Pendant l’occupation djihadiste les femmes n’avaient ni le droit de parler, ni de sortir, donc nous avons laissé la radio jusqu’au jour où nos localités ont été libérées de l’occupation djihadiste. »
Pour les aides à leur apporter, ces femmes animatrices demandent le minimum : « J’aimerais qu’on nous aide avec des dictaphones pour nous faciliter les interviews. »
Zeinabou ahimidi haidara : mes messages s’adressent aux femmes, parce qu’elles sont détentrices de la paix
« Je m’appelle Zeinabou Ahimidi Haidara, j’ai 65 ans, je suis animatrice à la radio Communautaire Taboye. Je travaille à la radio depuis 13 ou 14 ans. Je sensibilise la population en dénonçant ce qui va de travers dans la ville. Je présente Soubbaho kanibano (Bonjour matinal) avec des messages de sensibilisation sur l’hygiène de la femme et des enfants.
Selon certaines personnes, je suis trop vielle pour présenter une émission à la radio. J’aime pourtant ce travail et c’est à cause des changements positifs sur la société que je l’ai choisi.
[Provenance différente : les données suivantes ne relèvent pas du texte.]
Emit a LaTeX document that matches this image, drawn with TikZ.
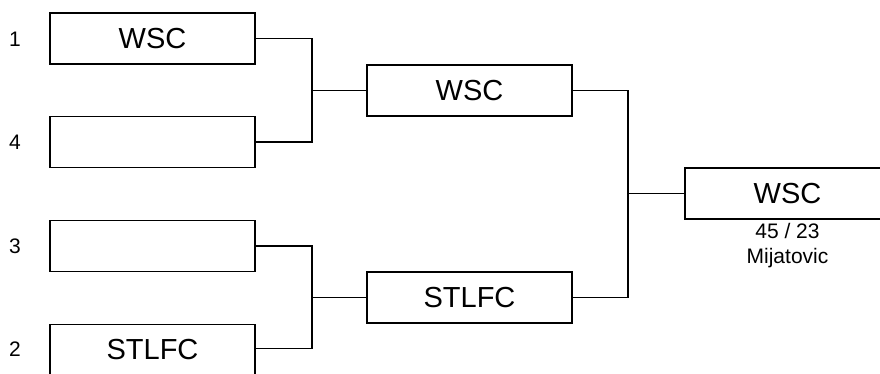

Il est bien vrai je n’ai pas assez de force dans l’animation car je n’ai reçu aucune formation mais cela ne m’empêche pas de me donner corps et âme.
Il faut reconnaître que n’importe qui ne doit pas travailler dans l’animation, car un seul mot de travers peut détruire toute la population. Donc il faut savoir se maitriser en tant que journaliste ou animateur. C’est d’ailleurs d’un côté ce qui m’a poussé à aimer ce travaille malgré ce qui se raconte.
Nous avons beaucoup de difficultés en plus du manque de formation, on manque de matériel et surtout ici à radio Communautaire, il n’y a qu’un seul micro pour tous, souvent nos batteries source d’électricité, nous lâchent en pleine émission.
A part l’animation, je suis la présidente des femmes, je les sensibilise sur comment vivre plus sainement.
On s’adresse aux femmes, parce qu’elles sont détentrices de la paix. Si elles veulent, la paix s’installera, car elle se trouve dans les mains des femmes. Nous nous adressons aux femmes, afin qu’elles sachent que nous avons assez perdu de maris, d’oncles, et d’enfants… Donc donnons-nous la main et luttons pour que la paix s’installe. C’est ce que nous lançons comme message actuellement. LA GUERRE ne fait que nous détruire. »
Hawa Touré : Il y’a 11 animateurs ici à la radio. Je suis la seule femme. Au début cela provoquait beaucoup de préjugés vis-à-vis de moi
« Je m’appelle Hawa Touré. J’ai 46 ans, et je suis animatrice à la radio communautaire de Bourem depuis 8 ans. Je présente le Bonjour matinal « Soubbaho kanibani », et aussi « le Coin de la femme » avec des messages de sensibilisations dans plusieurs domaines d’intérêt pour les femmes.
A mes débuts j’avais beaucoup de difficultés, mais de nos jours, grâce à Dieu, je maitrise beaucoup de choses. Par contre, j’ai beaucoup de problème de déplacement et je suis confrontée au jugement de la population. Celle-ci nous critique sans même nous connaitre. Certaines personnes se doutent de mes messages de sensibilisation, n’étant pas convaincues que je pratique moi-même ces conseils. Néanmoins, les gens comprennent de plus en plus et il y’en a même qui nous appellent pour partager leur connaissance sur les thèmes, ou pour apprécier l’émission.
Il y’a 11 animateurs ici à la radio. Je suis la seule femme. Au début cela provoquait beaucoup de préjugés vis-à-vis de moi. Surtout que je n’étais pas seulement la seule femme, mais aussi divorcée. Mais aucune critique n’a jamais réussi à me décourager. Les femmes ont encore peur de travailler comme animatrice car les hommes affirment qu’ils ne se marieront pas avec une animatrice.
Parlant de la crise que nous avons connue, elle n’est pas totalement terminée, nous vivons avec beaucoup d’insécurité autour. Avant la crise, les gens arrivaient à se débrouiller, mais aujourd’hui il y’a beaucoup de difficultés. A titre d’exemple, les commerçantes sont attaquées et dépossédées de leurs marchandises. ».